An exact copy of all the data is required, with pictures left out.

** BEGIN INFORMATION PROVIDED **

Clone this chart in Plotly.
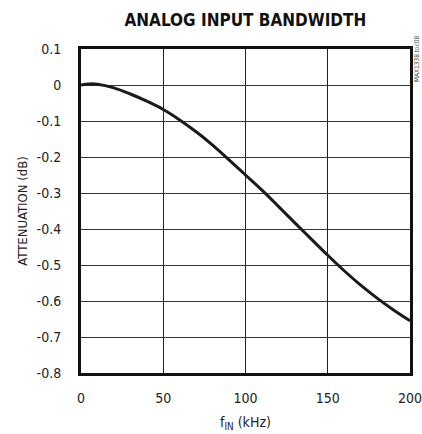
import plotly.graph_objects as go

freq_khz = [0, 5, 10, 20, 30, 40, 50, 60, 70, 80, 90, 100, 110, 120, 130, 140, 150, 160, 170, 180, 190, 200]
atten_db = [0.0, 0.003, 0.002, -0.008, -0.025, -0.045, -0.068, -0.097, -0.13, -0.167, -0.208, -0.25, -0.292, -0.337, -0.383, -0.428, -0.473, -0.516, -0.556, -0.592, -0.625, -0.655]

x_ticks = [0, 50, 100, 150, 200]
y_ticks = [0.1, 0, -0.1, -0.2, -0.3, -0.4, -0.5, -0.6, -0.7, -0.8]
y_tick_text = ["0.1", "0", "-0.1", "-0.2", "-0.3", "-0.4", "-0.5", "-0.6", "-0.7", "-0.8"]

FONT = "DejaVu Sans Condensed, Roboto, sans-serif"

fig = go.Figure()
fig.add_trace(go.Scatter(
    x=freq_khz, y=atten_db, mode="lines",
    line=dict(color="#1a1a1a", width=3, shape="spline"),
    hoverinfo="skip", showlegend=False,
))

fig.update_layout(
    width=422, height=434,
    margin=dict(l=81, r=12, t=49, b=61, autoexpand=False),
    paper_bgcolor="white", plot_bgcolor="white",
    font=dict(family=FONT, size=14, color="#222"),
    title=dict(text="<b>ANALOG INPUT BANDWIDTH</b>", x=0.5815, xanchor="center",
               y=0.953, yanchor="middle",
               font=dict(family=FONT, size=17, color="#111")),
    xaxis=dict(range=[0, 200], tickvals=x_ticks, showgrid=True, gridcolor="#222", gridwidth=1,
               showline=True, linecolor="#111", linewidth=3, mirror=True, zeroline=False,
               ticks="", ticklabelstandoff=10, automargin=False, ticklabeloverflow="allow",
               title=dict(text="f<sub>IN</sub> (kHz)", standoff=13, font=dict(size=14))),
    yaxis=dict(range=[-0.8, 0.1], tickvals=y_ticks, ticktext=y_tick_text, showgrid=True,
               gridcolor="#333", gridwidth=1,
               showline=True, linecolor="#111", linewidth=3, mirror=True, zeroline=False,
               ticks="", ticklabelstandoff=14, automargin=False, ticklabeloverflow="allow",
               title=dict(text="ATTENUATION (dB)", standoff=7, font=dict(size=13))),
)

fig.add_annotation(text="MAX1338 toc08", xref="paper", yref="paper", x=1.0, y=1.0,
                   xshift=7, yshift=-10, textangle=-90, showarrow=False,
                   font=dict(family=FONT, size=6.5, color="#444"), xanchor="center", yanchor="middle")

fig.write_html("out.html", config={"displayModeBar": False},
               post_script="document.body.style.margin='0';document.body.style.padding='0';")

** END INFORMATION PROVIDED **

RESPONSE TO THIS TASK:
Clone this chart in Plotly.
import plotly.graph_objects as go

freq_khz = [0, 5, 10, 20, 30, 40, 50, 60, 70, 80, 90, 100, 110, 120, 130, 140, 150, 160, 170, 180, 190, 200]
atten_db = [0.0, 0.003, 0.002, -0.008, -0.025, -0.045, -0.068, -0.097, -0.13, -0.167, -0.208, -0.25, -0.292, -0.337, -0.383, -0.428, -0.473, -0.516, -0.556, -0.592, -0.625, -0.655]

x_ticks = [0, 50, 100, 150, 200]
y_ticks = [0.1, 0, -0.1, -0.2, -0.3, -0.4, -0.5, -0.6, -0.7, -0.8]
y_tick_text = ["0.1", "0", "-0.1", "-0.2", "-0.3", "-0.4", "-0.5", "-0.6", "-0.7", "-0.8"]

FONT = "DejaVu Sans Condensed, Roboto, sans-serif"

fig = go.Figure()
fig.add_trace(go.Scatter(
    x=freq_khz, y=atten_db, mode="lines",
    line=dict(color="#1a1a1a", width=3, shape="spline"),
    hoverinfo="skip", showlegend=False,
))

fig.update_layout(
    width=422, height=434,
    margin=dict(l=81, r=12, t=49, b=61, autoexpand=False),
    paper_bgcolor="white", plot_bgcolor="white",
    font=dict(family=FONT, size=14, color="#222"),
    title=dict(text="<b>ANALOG INPUT BANDWIDTH</b>", x=0.5815, xanchor="center",
               y=0.953, yanchor="middle",
               font=dict(family=FONT, size=17, color="#111")),
    xaxis=dict(range=[0, 200], tickvals=x_ticks, showgrid=True, gridcolor="#222", gridwidth=1,
               showline=True, linecolor="#111", linewidth=3, mirror=True, zeroline=False,
               ticks="", ticklabelstandoff=10, automargin=False, ticklabeloverflow="allow",
               title=dict(text="f<sub>IN</sub> (kHz)", standoff=13, font=dict(size=14))),
    yaxis=dict(range=[-0.8, 0.1], tickvals=y_ticks, ticktext=y_tick_text, showgrid=True,
               gridcolor="#333", gridwidth=1,
               showline=True, linecolor="#111", linewidth=3, mirror=True, zeroline=False,
               ticks="", ticklabelstandoff=14, automargin=False, ticklabeloverflow="allow",
               title=dict(text="ATTENUATION (dB)", standoff=7, font=dict(size=13))),
)

fig.add_annotation(text="MAX1338 toc08", xref="paper", yref="paper", x=1.0, y=1.0,
                   xshift=7, yshift=-10, textangle=-90, showarrow=False,
                   font=dict(family=FONT, size=6.5, color="#444"), xanchor="center", yanchor="middle")

fig.write_html("out.html", config={"displayModeBar": False},
               post_script="document.body.style.margin='0';document.body.style.padding='0';")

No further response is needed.